A bit of this mounting discussion occurred without too much rancor Tuesday evening at Maysles Cinema, where a panel discussed the ramifications of Marable’s book. After two young activists read from a section of the biography (and this is about as close as it came to Marable getting a good word), moderator Dequi Kioni-Sadiki asked the panelists about their personal relationship with the slain icon.

“I met with Malcolm a month before his assassination,” said noted writer and activist Amiri Baraka. “We talked for about five or six hours.”

Baraka didn’t elucidate the content of that conversation, but he soundly dismissed Marable’s book. “I have a lot of problems with it,” he began. “What he fails to understand is that Black liberation has done the most to change America.”

Like the other panelists, Imam Talib Abdur Rashid said he was too young to have known Malcolm; he was only 14 when he was killed. “But I was mentored by some of the men who were close to Malcolm,” Rashid said.

At an earlier forum, the imam exhaustively delivered more of his reservations about the book. He repeated his concerns about Marable’s “inconsistent methodology,” as well as his reliance on a disreputable informant.

Kazembe Balagun said he was born in 1976, so what memories he had of Malcolm were gathered from his autobiography. The book was referred to him by a Jewish man and “I read it in two days,” he said. After absorbing the book, he cited that it led him in rapid succession to gather more information about Malcolm via tapes, then moving on to such valuable community institutions as the now defunct Liberation Bookstore and the Schomburg Center.

Noted activist Omowale Clay said he hadn’t read Marable’s book and expressed no plans to do so.
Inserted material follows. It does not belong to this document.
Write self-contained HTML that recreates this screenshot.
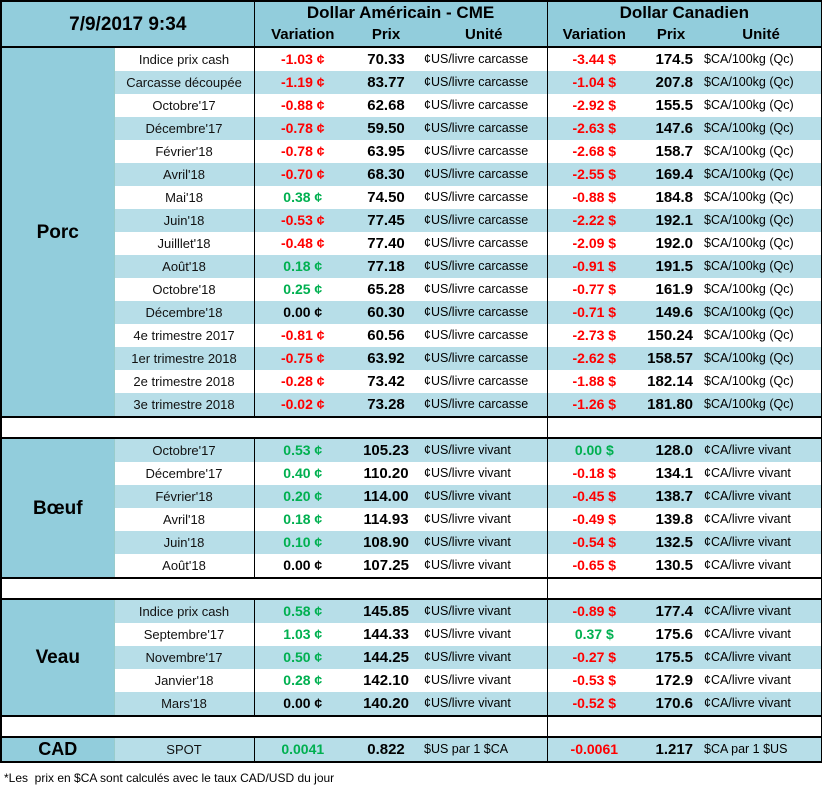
<!DOCTYPE html>
<html><head><meta charset="utf-8"><style>
body{margin:0;background:#fff;font-family:"Liberation Sans",sans-serif;}
table{position:absolute;left:0;top:0;border-collapse:collapse;table-layout:fixed;width:821px;border:2px solid #000;}
td{height:23px;padding:0;font-size:13px;white-space:nowrap;overflow:hidden;line-height:23px;vertical-align:middle;}
.h td{background:#92CDDC;font-weight:bold;}
.cat{background:#92CDDC;font-weight:bold;font-size:19px;text-align:center;border-right:1px solid #9cc;}
.n{text-align:center;color:#111;}
.v{text-align:center;font-weight:bold;font-size:14px;}
.p{text-align:center;font-weight:bold;font-size:15px;}
.pc{text-align:right;padding-right:8px;font-weight:bold;font-size:15px;}
.u{padding-left:3px;font-size:12.5px;}
.r{color:#f00}.g{color:#00B050}.k{color:#000}
.l td:not(.cat){background:#B7DEE8}
.bl{border-left:1px solid #000}
.gap td{height:19px;line-height:19px;border-top:2px solid #000;border-bottom:2px solid #000;background:#fff}
.foot{position:absolute;left:4px;top:771px;font-size:12px;}
</style></head><body>
<table>
<colgroup><col style="width:113px"><col style="width:140px"><col style="width:97px"><col style="width:70px"><col style="width:126px"><col style="width:94px"><col style="width:60px"><col style="width:121px"></colgroup>
<tr class="h"><td colspan="2" rowspan="2" style="text-align:center;font-size:19px;height:44px;border-bottom:2px solid #000">7/9/2017 9:34</td><td colspan="3" class="bl" style="text-align:center;font-size:17px;height:21px;line-height:21px">Dollar Américain - CME</td><td colspan="3" class="bl" style="text-align:center;font-size:17px;height:21px;line-height:21px">Dollar Canadien</td></tr>
<tr class="h" style="border-bottom:2px solid #000"><td class="bl" style="text-align:center;font-size:15px;height:22px;line-height:22px">Variation</td><td style="text-align:center;font-size:15px;line-height:22px">Prix</td><td style="text-align:center;font-size:15px;line-height:22px">Unité</td><td class="bl" style="text-align:center;font-size:15px;line-height:22px">Variation</td><td style="text-align:center;font-size:15px;line-height:22px">Prix</td><td style="text-align:center;font-size:15px;line-height:22px">Unité</td></tr>
<tr><td class="cat" rowspan="16">Porc</td><td class="n">Indice prix cash</td><td class="v r bl">-1.03 ¢</td><td class="p">70.33</td><td class="u">¢US/livre carcasse</td><td class="v r bl">-3.44 $</td><td class="pc">174.5</td><td class="u">$CA/100kg (Qc)</td></tr>
<tr class="l"><td class="n">Carcasse découpée</td><td class="v r bl">-1.19 ¢</td><td class="p">83.77</td><td class="u">¢US/livre carcasse</td><td class="v r bl">-1.04 $</td><td class="pc">207.8</td><td class="u">$CA/100kg (Qc)</td></tr>
<tr><td class="n">Octobre'17</td><td class="v r bl">-0.88 ¢</td><td class="p">62.68</td><td class="u">¢US/livre carcasse</td><td class="v r bl">-2.92 $</td><td class="pc">155.5</td><td class="u">$CA/100kg (Qc)</td></tr>
<tr class="l"><td class="n">Décembre'17</td><td class="v r bl">-0.78 ¢</td><td class="p">59.50</td><td class="u">¢US/livre carcasse</td><td class="v r bl">-2.63 $</td><td class="pc">147.6</td><td class="u">$CA/100kg (Qc)</td></tr>
<tr><td class="n">Février'18</td><td class="v r bl">-0.78 ¢</td><td class="p">63.95</td><td class="u">¢US/livre carcasse</td><td class="v r bl">-2.68 $</td><td class="pc">158.7</td><td class="u">$CA/100kg (Qc)</td></tr>
<tr class="l"><td class="n">Avril'18</td><td class="v r bl">-0.70 ¢</td><td class="p">68.30</td><td class="u">¢US/livre carcasse</td><td class="v r bl">-2.55 $</td><td class="pc">169.4</td><td class="u">$CA/100kg (Qc)</td></tr>
<tr><td class="n">Mai'18</td><td class="v g bl">0.38 ¢</td><td class="p">74.50</td><td class="u">¢US/livre carcasse</td><td class="v r bl">-0.88 $</td><td class="pc">184.8</td><td class="u">$CA/100kg (Qc)</td></tr>
<tr class="l"><td class="n">Juin'18</td><td class="v r bl">-0.53 ¢</td><td class="p">77.45</td><td class="u">¢US/livre carcasse</td><td class="v r bl">-2.22 $</td><td class="pc">192.1</td><td class="u">$CA/100kg (Qc)</td></tr>
<tr><td class="n">Juilllet'18</td><td class="v r bl">-0.48 ¢</td><td class="p">77.40</td><td class="u">¢US/livre carcasse</td><td class="v r bl">-2.09 $</td><td class="pc">192.0</td><td class="u">$CA/100kg (Qc)</td></tr>
<tr class="l"><td class="n">Août'18</td><td class="v g bl">0.18 ¢</td><td class="p">77.18</td><td class="u">¢US/livre carcasse</td><td class="v r bl">-0.91 $</td><td class="pc">191.5</td><td class="u">$CA/100kg (Qc)</td></tr>
<tr><td class="n">Octobre'18</td><td class="v g bl">0.25 ¢</td><td class="p">65.28</td><td class="u">¢US/livre carcasse</td><td class="v r bl">-0.77 $</td><td class="pc">161.9</td><td class="u">$CA/100kg (Qc)</td></tr>
<tr class="l"><td class="n">Décembre'18</td><td class="v k bl">0.00 ¢</td><td class="p">60.30</td><td class="u">¢US/livre carcasse</td><td class="v r bl">-0.71 $</td><td class="pc">149.6</td><td class="u">$CA/100kg (Qc)</td></tr>
<tr><td class="n">4e trimestre 2017</td><td class="v r bl">-0.81 ¢</td><td class="p">60.56</td><td class="u">¢US/livre carcasse</td><td class="v r bl">-2.73 $</td><td class="pc">150.24</td><td class="u">$CA/100kg (Qc)</td></tr>
<tr class="l"><td class="n">1er trimestre 2018</td><td class="v r bl">-0.75 ¢</td><td class="p">63.92</td><td class="u">¢US/livre carcasse</td><td class="v r bl">-2.62 $</td><td class="pc">158.57</td><td class="u">$CA/100kg (Qc)</td></tr>
<tr><td class="n">2e trimestre 2018</td><td class="v r bl">-0.28 ¢</td><td class="p">73.42</td><td class="u">¢US/livre carcasse</td><td class="v r bl">-1.88 $</td><td class="pc">182.14</td><td class="u">$CA/100kg (Qc)</td></tr>
<tr class="l"><td class="n">3e trimestre 2018</td><td class="v r bl">-0.02 ¢</td><td class="p">73.28</td><td class="u">¢US/livre carcasse</td><td class="v r bl">-1.26 $</td><td class="pc">181.80</td><td class="u">$CA/100kg (Qc)</td></tr>
<tr class="gap"><td colspan="5"></td><td colspan="3" class="bl"></td></tr>
<tr class="l"><td class="cat" rowspan="6">Bœuf</td><td class="n">Octobre'17</td><td class="v g bl">0.53 ¢</td><td class="p">105.23</td><td class="u">¢US/livre vivant</td><td class="v g bl">0.00 $</td><td class="pc">128.0</td><td class="u">¢CA/livre vivant</td></tr>
<tr><td class="n">Décembre'17</td><td class="v g bl">0.40 ¢</td><td class="p">110.20</td><td class="u">¢US/livre vivant</td><td class="v r bl">-0.18 $</td><td class="pc">134.1</td><td class="u">¢CA/livre vivant</td></tr>
<tr class="l"><td class="n">Février'18</td><td class="v g bl">0.20 ¢</td><td class="p">114.00</td><td class="u">¢US/livre vivant</td><td class="v r bl">-0.45 $</td><td class="pc">138.7</td><td class="u">¢CA/livre vivant</td></tr>
<tr><td class="n">Avril'18</td><td class="v g bl">0.18 ¢</td><td class="p">114.93</td><td class="u">¢US/livre vivant</td><td class="v r bl">-0.49 $</td><td class="pc">139.8</td><td class="u">¢CA/livre vivant</td></tr>
<tr class="l"><td class="n">Juin'18</td><td class="v g bl">0.10 ¢</td><td class="p">108.90</td><td class="u">¢US/livre vivant</td><td class="v r bl">-0.54 $</td><td class="pc">132.5</td><td class="u">¢CA/livre vivant</td></tr>
<tr><td class="n">Août'18</td><td class="v k bl">0.00 ¢</td><td class="p">107.25</td><td class="u">¢US/livre vivant</td><td class="v r bl">-0.65 $</td><td class="pc">130.5</td><td class="u">¢CA/livre vivant</td></tr>
<tr class="gap"><td colspan="5"></td><td colspan="3" class="bl"></td></tr>
<tr class="l"><td class="cat" rowspan="5">Veau</td><td class="n">Indice prix cash</td><td class="v g bl">0.58 ¢</td><td class="p">145.85</td><td class="u">¢US/livre vivant</td><td class="v r bl">-0.89 $</td><td class="pc">177.4</td><td class="u">¢CA/livre vivant</td></tr>
<tr><td class="n">Septembre'17</td><td class="v g bl">1.03 ¢</td><td class="p">144.33</td><td class="u">¢US/livre vivant</td><td class="v g bl">0.37 $</td><td class="pc">175.6</td><td class="u">¢CA/livre vivant</td></tr>
<tr class="l"><td class="n">Novembre'17</td><td class="v g bl">0.50 ¢</td><td class="p">144.25</td><td class="u">¢US/livre vivant</td><td class="v r bl">-0.27 $</td><td class="pc">175.5</td><td class="u">¢CA/livre vivant</td></tr>
<tr><td class="n">Janvier'18</td><td class="v g bl">0.28 ¢</td><td class="p">142.10</td><td class="u">¢US/livre vivant</td><td class="v r bl">-0.53 $</td><td class="pc">172.9</td><td class="u">¢CA/livre vivant</td></tr>
<tr class="l"><td class="n">Mars'18</td><td class="v k bl">0.00 ¢</td><td class="p">140.20</td><td class="u">¢US/livre vivant</td><td class="v r bl">-0.52 $</td><td class="pc">170.6</td><td class="u">¢CA/livre vivant</td></tr>
<tr class="gap"><td colspan="5"></td><td colspan="3" class="bl"></td></tr>
<tr class="l"><td class="cat" style="font-size:18px">CAD</td><td class="n">SPOT</td><td class="v g bl">0.0041</td><td class="p">0.822</td><td class="u">$US par 1 $CA</td><td class="v r bl">-0.0061</td><td class="pc">1.217</td><td class="u">$CA par 1 $US</td></tr>
</table>
<div class="foot">*Les &nbsp;prix en $CA sont calculés avec le taux CAD/USD du jour</div>
</body></html>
A trusted friend convinced him not to waste his money on the book. However, the title alone was enough to infuriate Clay. “I’m concerned about his use of the word ‘reinvention,’” he observed. “He makes it sound like Malcolm was a careerist, reinventing himself whenever it was necessary. Malcolm was undergoing transformation, not reinvention.”

“If Manning Marable has attempted to read Malcolm’s thoughts, then it’s fair game for us to read Manning’s,” charged Nellie Bailey, well known for her fight against gentrification. She keyed her rejection of the book to Marable’s political background, particularly his role in the formation of the Black Radical Congress (BRC) and his appointment at Columbia University.

“They wanted to remove ‘radical’ from the organization,” Bailey said about the ultimate collapse of the BRC, who was equally dismissive of Marable’s connection to Columbia. “He viewed Columbia as the good guy when the university will displace 5,000 residents,” she said, referring to the university’s expansion in Manhattanville.

Most of the panelists agreed that the debate on the book was healthy and a needed one in the Obama era, though Baraka and Bailey had a lively exchange on the relevancy of a Black president. Bailey charged that Obama, in many ways, has been just as bad as Bush. “Well, you can always vote Republican,” Baraka snapped in response.

Expect more discussion about Marable’s book on Thursday, when the forum continues at Maysles with films and a panelist that will include Dr. Shaka-Zulu, Shaka Shakur, Cleo Silvers and Immortal Technique.